[start]
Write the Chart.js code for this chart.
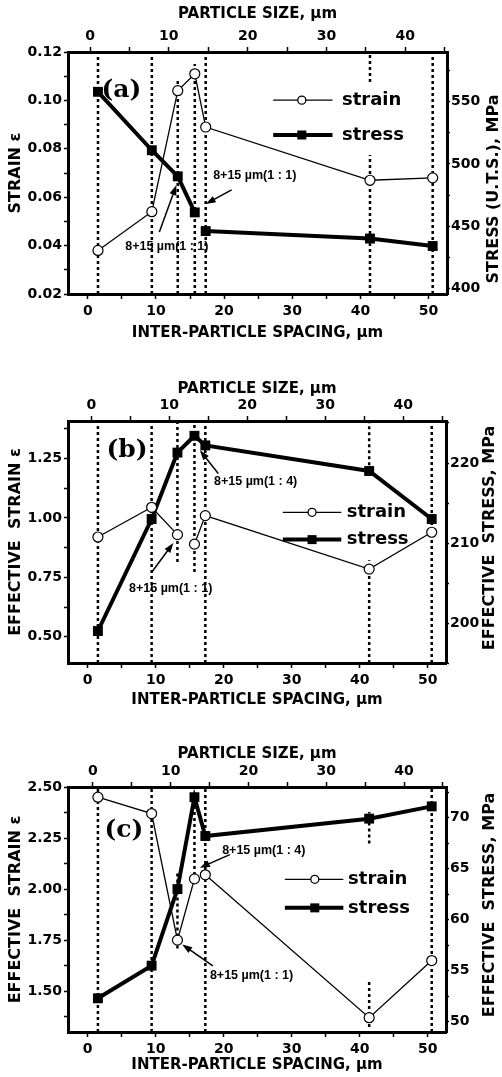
<!DOCTYPE html>
<html>
<head>
<meta charset="utf-8">
<script src="https://cdn.jsdelivr.net/npm/chart.js"></script>
<style>
  html, body { margin: 0; padding: 0; background: #fff; }
  body { width: 502px; height: 1077px; position: relative; overflow: hidden; }
  canvas { position: absolute; left: 0; }
</style>
</head>
<body>
<canvas id="chartA" width="502" height="344" style="top:0px"></canvas>
<canvas id="chartB" width="502" height="336" style="top:375px"></canvas>
<canvas id="chartC" width="502" height="336" style="top:740px"></canvas>
<script>
// inter-particle spacing (um) of the seven specimens
const spacing = [1.5, 9.4, 13.2, 15.7, 17.3, 41.4, 50.6];

// (a) tensile strain / U.T.S.
const strainA = [0.038, 0.054, 0.104, 0.111, 0.089, 0.067, 0.068];
const stressA = [558, 511, 490, 461, 446, 440, 434];

// (b) effective strain / stress
const strainB = [0.92, 1.045, 0.93, 0.89, 1.01, 0.785, 0.94];
const stressB = [199.0, 213.0, 221.3, 223.4, 222.2, 219.0, 213.0];

// (c) effective strain / stress
const strainC = [2.45, 2.37, 1.75, 2.05, 2.07, 1.37, 1.65];
const stressC = [52.3, 55.5, 63.0, 72.0, 68.2, 69.9, 71.1];

// labelled ticks
const spacingTicks = [0, 10, 20, 30, 40, 50];
const sizeTicks = [0, 10, 20, 30, 40];
const strainTicksA = [0.02, 0.04, 0.06, 0.08, 0.10, 0.12];
const stressTicksA = [400, 450, 500, 550];
const strainTicksB = [0.50, 0.75, 1.00, 1.25];
const stressTicksB = [200, 210, 220];
const strainTicksC = [1.50, 1.75, 2.00, 2.25, 2.50];
const stressTicksC = [50, 55, 60, 65, 70];

const BLACK = "#000";
const tickFont = { family: "DejaVu Sans", weight: "bold", size: 14 };

// only print a label on the listed values, the rest are minor ticks
const labelOn = (list, decimals) => (v) =>
  list.some((t) => Math.abs(t - v) < 1e-6) ? v.toFixed(decimals) : "";

const axis = (extra) => ({
  type: "linear",
  grid: { drawOnChartArea: false, color: BLACK, tickLength: 5, tickWidth: 1.5 },
  border: { color: BLACK, width: 3 },
  ...extra,
});

function drawArrow(ctx, x1, y1, x2, y2) {
  const a = Math.atan2(y2 - y1, x2 - x1);
  ctx.beginPath();
  ctx.moveTo(x1, y1);
  ctx.lineTo(x2 - 6 * Math.cos(a), y2 - 6 * Math.sin(a));
  ctx.stroke();
  ctx.beginPath();
  ctx.moveTo(x2, y2);
  ctx.lineTo(x2 - 10 * Math.cos(a) + 3.5 * Math.sin(a), y2 - 10 * Math.sin(a) - 3.5 * Math.cos(a));
  ctx.lineTo(x2 - 10 * Math.cos(a) - 3.5 * Math.sin(a), y2 - 10 * Math.sin(a) + 3.5 * Math.cos(a));
  ctx.closePath();
  ctx.fill();
}

// panel letter, in-plot legend, "8+15" notes and the right axis title
const figurePlugin = (p) => ({
  id: "figure",
  afterDatasetsDraw(chart) {
    const { ctx } = chart;
    const x = chart.scales.x;
    const y = chart.scales.y;
    const px = (v) => x.getPixelForValue(v);
    const py = (v) => y.getPixelForValue(v);
    ctx.save();
    ctx.fillStyle = BLACK;
    ctx.strokeStyle = BLACK;

    ctx.font = 'bold 25px "DejaVu Serif"';
    ctx.textAlign = "left";
    ctx.textBaseline = "middle";
    ctx.fillText(p.letter, px(p.letterAt[0]), py(p.letterAt[1]));

    ctx.font = 'bold 12.5px "Liberation Sans"';
    ctx.textAlign = "center";
    ctx.lineWidth = 1.5;
    p.notes.forEach((n) => {
      ctx.fillText(n.text, px(n.at[0]), py(n.at[1]));
      drawArrow(ctx, px(n.from[0]), py(n.from[1]), px(n.to[0]), py(n.to[1]));
    });

    // legend
    const L = p.legend;
    const x0 = px(L.x0), x1 = px(L.x1), xc = px(L.xc), xt = px(L.xt);
    const yS = py(L.yStrain), yT = py(L.yStress);
    ctx.lineWidth = 1.3;
    ctx.beginPath(); ctx.moveTo(x0, yS); ctx.lineTo(x1, yS); ctx.stroke();
    ctx.fillStyle = "#fff";
    ctx.beginPath(); ctx.arc(xc, yS, 4, 0, Math.PI * 2); ctx.fill(); ctx.stroke();
    ctx.fillStyle = BLACK;
    ctx.lineWidth = 4;
    ctx.beginPath(); ctx.moveTo(x0, yT); ctx.lineTo(x1, yT); ctx.stroke();
    ctx.fillRect(xc - 4.5, yT - 4.5, 9, 9);
    ctx.font = 'bold 18px "DejaVu Sans"';
    ctx.textAlign = "left";
    ctx.fillText("strain", xt, yS);
    ctx.fillText("stress", xt, yT);
    ctx.restore();
  },
  afterDraw(chart) {
    const { ctx } = chart;
    ctx.save();
    ctx.translate(p.rightTitle.x, p.rightTitle.y);
    ctx.rotate(-Math.PI / 2);
    ctx.font = 'bold 16px "DejaVu Sans"';
    ctx.fillStyle = BLACK;
    ctx.textAlign = "center";
    ctx.textBaseline = "middle";
    ctx.fillText(p.rightTitle.text, 0, 0);
    ctx.restore();
  },
});

function makePanel(id, p) {
  // dotted guide lines at every specimen, broken where the figure breaks them
  const guidePts = [];
  spacing.forEach((x, i) => {
    p.guides[i].forEach(([y0, y1]) => {
      guidePts.push({ x, y: y0 }, { x, y: y1 }, { x, y: null });
    });
  });

  const ctx = document.getElementById(id);
  new Chart(ctx, {
    type: "line",
    data: {
      datasets: [
        {
          label: "strain",
          data: spacing.map((x, i) => ({ x, y: p.strain[i] })),
          yAxisID: "y",
          borderColor: BLACK,
          borderWidth: 1.3,
          pointStyle: "circle",
          pointRadius: 5,
          pointBorderWidth: 1.2,
          pointBackgroundColor: "#fff",
          pointBorderColor: BLACK,
          tension: 0,
          segment: {
            borderColor: (c) => (c.p0DataIndex === p.strainGap ? "rgba(0,0,0,0)" : BLACK),
          },
        },
        {
          label: "stress",
          data: spacing.map((x, i) => ({ x, y: p.stress[i] })),
          yAxisID: "y2",
          borderColor: BLACK,
          borderWidth: 4,
          pointStyle: "rect",
          pointRadius: 7,
          pointBorderWidth: 0,
          pointBackgroundColor: BLACK,
          tension: 0,
          segment: {
            borderColor: (c) => (c.p0DataIndex === p.stressGap ? "rgba(0,0,0,0)" : BLACK),
          },
        },
        {
          label: "guides",
          data: guidePts,
          yAxisID: "y",
          borderColor: BLACK,
          borderWidth: 2.5,
          borderDash: [3, 3],
          pointRadius: 0,
          spanGaps: false,
        },
      ],
    },
    options: {
      responsive: false,
      devicePixelRatio: 1,
      animation: false,
      events: [],
      layout: { padding: 0 },
      plugins: { legend: { display: false }, tooltip: { enabled: false } },
      scales: {
        x: axis({
          position: "bottom",
          min: -2.9,
          max: 52.7,
          ticks: { stepSize: 5, autoSkip: false, maxRotation: 0, padding: 4, color: BLACK, font: tickFont, includeBounds: false, callback: labelOn(spacingTicks, 0) },
          title: { display: true, text: "INTER-PARTICLE SPACING, µm", color: BLACK, padding: { top: 0, bottom: 2 }, font: { family: "DejaVu Sans", weight: "bold", size: 15 } },
          afterFit: (s) => { s.height = p.bottomH; },
        }),
        x2: axis({
          position: "top",
          min: p.sizeMin,
          max: p.sizeMax,
          ticks: { stepSize: 5, autoSkip: false, maxRotation: 0, padding: 2, color: BLACK, font: tickFont, includeBounds: false, callback: labelOn(sizeTicks, 0) },
          title: { display: true, text: "PARTICLE SIZE, µm", color: BLACK, padding: { top: 5, bottom: 0 }, font: { family: "DejaVu Sans", weight: "bold", size: 15 } },
          afterFit: (s) => { s.height = p.topH; },
        }),
        y: axis({
          position: "left",
          min: p.strainMin,
          max: p.strainMax,
          grid: { drawOnChartArea: false, color: BLACK, tickLength: 4, tickWidth: 1.5 },
          ticks: { stepSize: p.strainStep, autoSkip: false, padding: 2, color: BLACK, font: tickFont, includeBounds: false, callback: labelOn(p.strainTicks, 2) },
          title: { display: true, text: p.leftTitle, color: BLACK, padding: { top: 6, bottom: 0 }, font: { family: "DejaVu Sans", weight: "bold", size: 16 } },
          afterFit: (s) => { s.width = 68; },
        }),
        y2: axis({
          position: "right",
          min: p.stressMin,
          max: p.stressMax,
          grid: { drawOnChartArea: false, color: BLACK, tickLength: 3, tickWidth: 1.5 },
          ticks: { stepSize: p.stressStep, autoSkip: false, padding: 1, color: BLACK, font: tickFont, includeBounds: false, callback: labelOn(p.stressTicks, 0) },
          afterFit: (s) => { s.width = p.rightW; },
        }),
      },
    },
    plugins: [figurePlugin(p)],
  });
}

makePanel("chartA", {
  strain: strainA, stress: stressA, stressGap: 3,
  strainMin: 0.02, strainMax: 0.12, strainStep: 0.01, strainTicks: strainTicksA,
  stressMin: 395.4, stressMax: 590, stressStep: 25, stressTicks: stressTicksA,
  sizeMin: -2.8, sizeMax: 45.3,
  topH: 52, bottomH: 50, rightW: 55,
  leftTitle: "STRAIN ε",
  rightTitle: { text: "STRESS (U.T.S.), MPa", x: 494, y: 189 },
  letter: "(a)", letterAt: [2.0, 0.1042],
  legend: { x0: 27.2, x1: 35.9, xc: 31.4, xt: 37.3, yStrain: 0.1001, yStress: 0.0857 },
  notes: [
    { text: "8+15 µm(1 : 1)", at: [24.5, 0.0691], from: [21.1, 0.063], to: [17.3, 0.0572] },
    { text: "8+15 µm(1 : 1)", at: [11.6, 0.0396], from: [10.5, 0.0456], to: [13.0, 0.065] },
  ],
  guides: [
    [[0.02, 0.12]], [[0.02, 0.12]], [[0.02, 0.108]], [[0.02, 0.115]],
    [[0.02, 0.12]], [[0.1076, 0.12], [0.02, 0.0774]], [[0.02, 0.12]],
  ],
});

makePanel("chartB", {
  strain: strainB, stress: stressB, strainGap: 2,
  strainMin: 0.39, strainMax: 1.408, strainStep: 0.125, strainTicks: strainTicksB,
  stressMin: 195, stressMax: 225.25, stressStep: 5, stressTicks: stressTicksB,
  sizeMin: -3.0, sizeMax: 45.5,
  topH: 46, bottomH: 48, rightW: 56,
  leftTitle: "EFFECTIVE  STRAIN ε",
  rightTitle: { text: "EFFECTIVE  STRESS, MPa", x: 490, y: 163 },
  letter: "(b)", letterAt: [2.75, 1.285],
  legend: { x0: 28.7, x1: 37.3, xc: 33.0, xt: 38.1, yStrain: 1.024, yStress: 0.909 },
  notes: [
    { text: "8+15 µm(1 : 4)", at: [24.7, 1.152], from: [19.2, 1.187], to: [16.5, 1.285] },
    { text: "8+15 µm(1 : 1)", at: [12.2, 0.703], from: [9.44, 0.773], to: [12.6, 0.895] },
  ],
  guides: [
    [[0.39, 1.408]], [[0.39, 1.408]], [[0.815, 1.408]], [[0.773, 1.408]],
    [[0.39, 1.408]], [[1.222, 1.408], [0.39, 0.822]], [[0.39, 1.408]],
  ],
});

makePanel("chartC", {
  strain: strainC, stress: stressC, strainGap: 3,
  strainMin: 1.30, strainMax: 2.50, strainStep: 0.125, strainTicks: strainTicksC,
  stressMin: 49, stressMax: 73, stressStep: 2.5, stressTicks: stressTicksC,
  sizeMin: -3.2, sizeMax: 45.4,
  topH: 47, bottomH: 44, rightW: 56,
  leftTitle: "EFFECTIVE  STRAIN ε",
  rightTitle: { text: "EFFECTIVE  STRESS, MPa", x: 490, y: 165 },
  letter: "(c)", letterAt: [2.46, 2.288],
  legend: { x0: 29.0, x1: 37.6, xc: 33.4, xt: 38.3, yStrain: 2.048, yStress: 1.908 },
  notes: [
    { text: "8+15 µm(1 : 4)", at: [25.9, 2.19], from: [20.9, 2.169], to: [16.5, 2.104] },
    { text: "8+15 µm(1 : 1)", at: [24.1, 1.575], from: [18.4, 1.624], to: [13.9, 1.729] },
  ],
  guides: [
    [[1.30, 2.50]], [[1.30, 2.50]], [[1.709, 2.084]], [[2.04, 2.47]],
    [[1.30, 2.50]], [[2.223, 2.378], [1.325, 1.554]], [[1.30, 2.50]],
  ],
});
</script>
</body>
</html>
[end]
_YOUR INSTRUCTIONS_
Transcribe exactly, with no pictures, the lines running from the first line of the material through the line holding "const stressC = [52.3, 55.5, 63.0, 72.0, 68.2, 69.9, 71.1];".

_EXERCISE RESULT_
Write the Chart.js code for this chart.
<!DOCTYPE html>
<html>
<head>
<meta charset="utf-8">
<script src="https://cdn.jsdelivr.net/npm/chart.js"></script>
<style>
  html, body { margin: 0; padding: 0; background: #fff; }
  body { width: 502px; height: 1077px; position: relative; overflow: hidden; }
  canvas { position: absolute; left: 0; }
</style>
</head>
<body>
<canvas id="chartA" width="502" height="344" style="top:0px"></canvas>
<canvas id="chartB" width="502" height="336" style="top:375px"></canvas>
<canvas id="chartC" width="502" height="336" style="top:740px"></canvas>
<script>
// inter-particle spacing (um) of the seven specimens
const spacing = [1.5, 9.4, 13.2, 15.7, 17.3, 41.4, 50.6];

// (a) tensile strain / U.T.S.
const strainA = [0.038, 0.054, 0.104, 0.111, 0.089, 0.067, 0.068];
const stressA = [558, 511, 490, 461, 446, 440, 434];

// (b) effective strain / stress
const strainB = [0.92, 1.045, 0.93, 0.89, 1.01, 0.785, 0.94];
const stressB = [199.0, 213.0, 221.3, 223.4, 222.2, 219.0, 213.0];

// (c) effective strain / stress
const strainC = [2.45, 2.37, 1.75, 2.05, 2.07, 1.37, 1.65];
const stressC = [52.3, 55.5, 63.0, 72.0, 68.2, 69.9, 71.1];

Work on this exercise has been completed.